А потом в Москве, на первом после дома отдыха свидании, он показался мне ужасающим. Я смотрела на него — как-то по-идиотски подстригшегося, но оставшегося в тех же отпускных брюках, слишком белых, чересчур летних для прохладного сентября — и молчала. Я не могла понять одного — что я в нем нашла? Когда смотришь на фотографии, сделанные на отдыхе, всегда удивляешься, что такого было в этом нелепом пейзаже. Чего ради надо было тратить пленку — неужто чтобы запечатлеть все эти лютики и ничем не примечательные облака, и вполне обычных птиц, и солнце, всегда одинаково светлое на черно-белой пленке?
На втором свидании я случайно узнала, что он никогда не учился в МГИМО и никогда не служил в Афганистане, что он живет в Клину и там же работает, а шрамы на спине — следствие давних простудных фурункулов.
И я рада была, когда мы расстались, ради порядка посмотрев в кино старый индийский фильм. Рада была, что в темном зале не пришлось разговаривать — потому что на экране много пели и страдали. Я впервые оценила достоинства экзотических, пропахших карри кадров — и нашла в себе силы отказать ему в последующих встречах. Заметив колко, что ему лучше сразу купить себе абонемент на месяц, если он так любит романтическое кино. И почитать заодно какую-нибудь «Камасутру» — и не думать, что Бог обделил мужчину, дав ему для услады женщин только руки…
Поэтому я счастлива была, зная, что он пришел не ко мне.
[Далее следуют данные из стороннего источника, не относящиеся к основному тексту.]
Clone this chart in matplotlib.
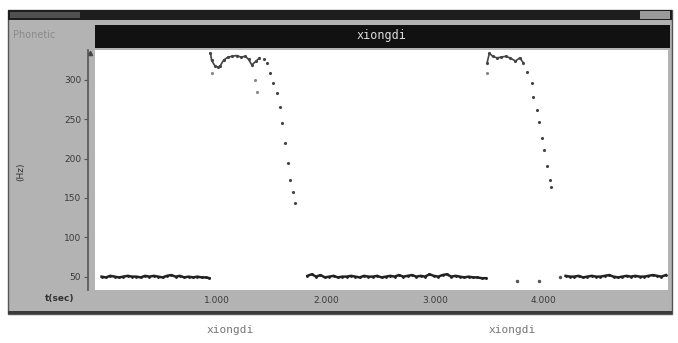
import numpy as np
import matplotlib
matplotlib.use("Agg")
import matplotlib.pyplot as plt
from matplotlib.patches import Rectangle

# low-level (unvoiced / noise) track, ~50 Hz
low1_t = [-0.06, -0.02, 0.02, 0.06, 0.10, 0.14, 0.18, 0.22, 0.26, 0.30, 0.34, 0.38,
          0.42, 0.46, 0.50, 0.54, 0.58, 0.62, 0.66, 0.70, 0.74, 0.78, 0.82, 0.86,
          0.90, 0.93]
low1_f = [50, 49, 51, 50, 49, 50, 51, 50, 50, 49, 51, 50,
          51, 50, 49, 51, 52, 50, 51, 49, 50, 49, 50, 49, 49, 48]
low2_t = [1.83, 1.87, 1.91, 1.95, 1.99, 2.03, 2.07, 2.11, 2.15, 2.19, 2.23, 2.27,
          2.31, 2.35, 2.39, 2.43, 2.47, 2.51, 2.55, 2.59, 2.63, 2.67, 2.71, 2.75,
          2.79, 2.83, 2.87, 2.91, 2.95, 2.99, 3.03, 3.07, 3.11, 3.15, 3.19, 3.23,
          3.27, 3.31, 3.35, 3.39, 3.43, 3.47]
low2_f = [51, 53, 50, 52, 49, 50, 51, 49, 50, 50, 51, 50,
          49, 51, 50, 50, 51, 49, 50, 51, 50, 52, 50, 51,
          52, 50, 51, 50, 53, 51, 50, 52, 53, 50, 51, 50,
          49, 50, 49, 49, 48, 48]
low3_t = [4.20, 4.24, 4.28, 4.32, 4.36, 4.40, 4.44, 4.48, 4.52, 4.56, 4.60, 4.64,
          4.68, 4.72, 4.76, 4.80, 4.84, 4.88, 4.92, 4.96, 5.00, 5.04, 5.08, 5.12]
low3_f = [51, 50, 50, 51, 49, 50, 51, 50, 50, 51, 52, 50,
          49, 50, 51, 50, 51, 50, 50, 51, 52, 51, 50, 52]
stray_t = [3.75, 3.96, 4.15]
stray_f = [44, 45, 49]

# pitch contour of first "xiongdi"
c1_t = [0.94, 0.95, 0.98, 1.01, 1.03, 1.06, 1.10, 1.14, 1.18, 1.22, 1.26, 1.29,
        1.32, 1.36, 1.39, 1.43, 1.46, 1.49, 1.51, 1.55, 1.58, 1.60, 1.62, 1.65,
        1.67, 1.70, 1.72]
c1_f = [334, 325, 318, 316, 318, 325, 329, 330, 331, 329, 330, 326,
        319, 324, 328, 326, 322, 309, 296, 283, 266, 245, 220, 195,
        173, 157, 144]
c1x_t = [0.95, 1.35, 1.37]
c1x_f = [309, 300, 285]

# pitch contour of second "xiongdi"
c2_t = [3.48, 3.50, 3.53, 3.57, 3.61, 3.65, 3.69, 3.74, 3.78, 3.81, 3.85, 3.89,
        3.90, 3.94, 3.96, 3.98, 4.00, 4.03, 4.06, 4.07]
c2_f = [322, 334, 330, 328, 329, 330, 328, 324, 328, 322, 310, 296,
        278, 262, 247, 226, 211, 190, 173, 164]
c2x_t = [3.48]
c2x_f = [309]

yticks = [50, 100, 150, 200, 250, 300]
xticks = [1, 2, 3, 4]

W, H = 678, 343
fig = plt.figure(figsize=(W / 100, H / 100), dpi=100)
fig.patch.set_facecolor("white")


def box(x0, y0, x1, y1, **kw):
    # rectangle in pixel coords (y from top), drawn under the axes
    fig.patches.append(Rectangle((x0 / W, 1 - y1 / H), (x1 - x0) / W, (y1 - y0) / H,
                                 transform=fig.transFigure, zorder=-5, **kw))


# window panel + title bar
box(8, 10, 672, 314, facecolor="#b3b3b3", edgecolor="#555555", lw=1)
box(8, 10, 672, 20, facecolor="#1e1e1e", edgecolor="none")
box(10, 12, 80, 18, facecolor="#505050", edgecolor="none")
box(640, 11, 670, 19, facecolor="#9a9a9a", edgecolor="none")
box(8, 311, 672, 314, facecolor="#3a3a3a", edgecolor="none")
# header bar
box(95, 25, 670, 48, facecolor="#111111", edgecolor="none")
fig.text(382 / W, 1 - 36 / H, "xiongdi", color="#dddddd", fontsize=8.5,
         family="DejaVu Sans Mono", ha="center", va="center")
fig.text(13 / W, 1 - 35 / H, "Phonetic", color="#8a8a8a", fontsize=7,
         ha="left", va="center")

ax = fig.add_axes([95 / W, 1 - 290 / H, (668 - 95) / W, (290 - 50) / H])
ax.set_facecolor("white")
ax.set_xlim(-0.12, 5.14)
ax.set_ylim(33, 338)

for tt, ff in [(low1_t, low1_f), (low2_t, low2_f), (low3_t, low3_f)]:
    ax.plot(tt, ff, "-", color="#222222", lw=1.8)
    ax.plot(tt, ff, ".", color="#222222", ms=2)
ax.plot(stray_t, stray_f, ".", color="#555555", ms=3)

ax.plot(c1_t[:15], c1_f[:15], "-", color="#444444", lw=1.2)
ax.plot(c1_t, c1_f, ".", color="#444444", ms=2.5)
ax.plot(c1x_t, c1x_f, ".", color="#888888", ms=2.5)
ax.plot(c2_t[:10], c2_f[:10], "-", color="#444444", lw=1.2)
ax.plot(c2_t, c2_f, ".", color="#444444", ms=2.5)
ax.plot(c2x_t, c2x_f, ".", color="#888888", ms=2.5)

for s in ["top", "right", "bottom"]:
    ax.spines[s].set_visible(False)
ax.spines["left"].set_position(("outward", 5))
ax.spines["left"].set_color("#555555")
ax.spines["left"].set_linewidth(1.2)
ax.set_yticks(yticks)
ax.set_yticklabels([str(v) for v in yticks], fontsize=6.5, color="#3a3a3a")
ax.set_xticks(xticks)
ax.set_xticklabels(["%.3f" % v for v in xticks], fontsize=6.5, color="#3a3a3a")
ax.tick_params(axis="y", length=3, color="#555555", pad=2)
ax.tick_params(axis="x", length=0, pad=4)
ax.plot([-0.167], [334], marker="^", color="#444444", ms=3, clip_on=False)

fig.text(60 / W, 1 - 298 / H, "t(sec)", color="#333333", fontsize=6.5,
         fontweight="bold", ha="center", va="center")
fig.text(21 / W, 1 - 172 / H, "(Hz)", color="#333333", fontsize=6.5,
         rotation=90, ha="center", va="center")

fig.text(230 / W, 1 - 330 / H, "xiongdi", color="#777777", fontsize=8,
         family="DejaVu Sans Mono", ha="center", va="center")
fig.text(512 / W, 1 - 330 / H, "xiongdi", color="#777777", fontsize=8,
         family="DejaVu Sans Mono", ha="center", va="center")

fig.savefig("out.png", dpi=100)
Не мне он принес эти гвоздики — семь белых цветков с лепестками, словно вырезанными из белой бумаги дошкольником. Мы расстались когда-то, безболезненно, по моей воле, и я почти забыла об этом. Даже шрам от крошечной родинки на лбу, которую я удалила как-то, значил для меня больше — а от его удаления даже и шрамов-то не осталось, ни точечки, ни полоски в душе.
И все-таки я что-то почувствовала. Что-то, какая-то незнакомая эмоция, всего одна, отразилась невольно на моем лице. Какая-то незлая насмешка, превратившая в красную запятую мои губы. Это не он меня развеселил, и усмехалась я не над мим, а скорее над собой, над обстоятельствами, над нелепостью жизни, давно разлучившей нас и вдруг вновь сведшей так неожиданно.
— Здравствуйте. Признаться, я даже рада вас видеть. Как вас занесло сюда, Дима?
Я говорила так, как не говорила уже давно, — ностальгия, вероятно. Говорила тем же тоном, с теми же интонациями, что и летом, — а он, забыв, вероятно, эту манеру, ухмыльнулся неопределенно.
— Вы ведь пришли не ко мне? О, не бойтесь сделать мне больно — в моей душе уже не осталось места для страданий…
— Ты прекрасно выглядишь. Все так же ослепительна… Нет, правда…
Он по-прежнему тяготел к дешевым комплиментам. Ну а, собственно, чего я ждала? Вряд ли в теле провинциального волокиты законспирировался Лоуренс Оливье.
— К кому же вы? Неужто к нашему шефу? Он ненавидит цветы и равнодушен к мужчинам. Он очень любит свою жену — старомодные взгляды, знаете ли…
— К Ларисе. Не знаешь, когда она придет?
— Вот как? Очередная большая любовь? Что ж, воистину неисповедимы пути Господни. Ничего, что я говорю банальности?
Он все топтался в дверях, а я, крутанувшись на вращающемся стуле, закинула ногу на ногу, поправив клетчатые складки юбки — равнодушно, без всякого кокетства.
— Согласитесь, фраза о тесноте мира еще более избита. В любом случае вы можете посчитать, что наша встреча меня взволновала, — если вам будет от этого приятно…
— Как ты? Сто лет не виделись… Ты здесь работаешь, что ли? — Он тряхнул своим коком. — А я все хотел тебе позвонить…
Этот идиот не помнил словно, как обижался на меня, когда я сказала, что больше не могу с ним встречаться. Может, он даже решил, что это по его инициативе мы расстались — время порой корректирует факты в нашу пользу. Мне не хотелось разочаровывать его — у него была хорошая роль, роль рокового соблазнителя. Роман с одной у него был в прошлом, роман с другой в настоящем, а может, пока в будущем. И эти обе работали в одной конторе — ну чем не донжуан? Не стоило напоминать ему, что у нас не роман с ним был, если уж по чести. Скорее юмореска — короткая и бездарная.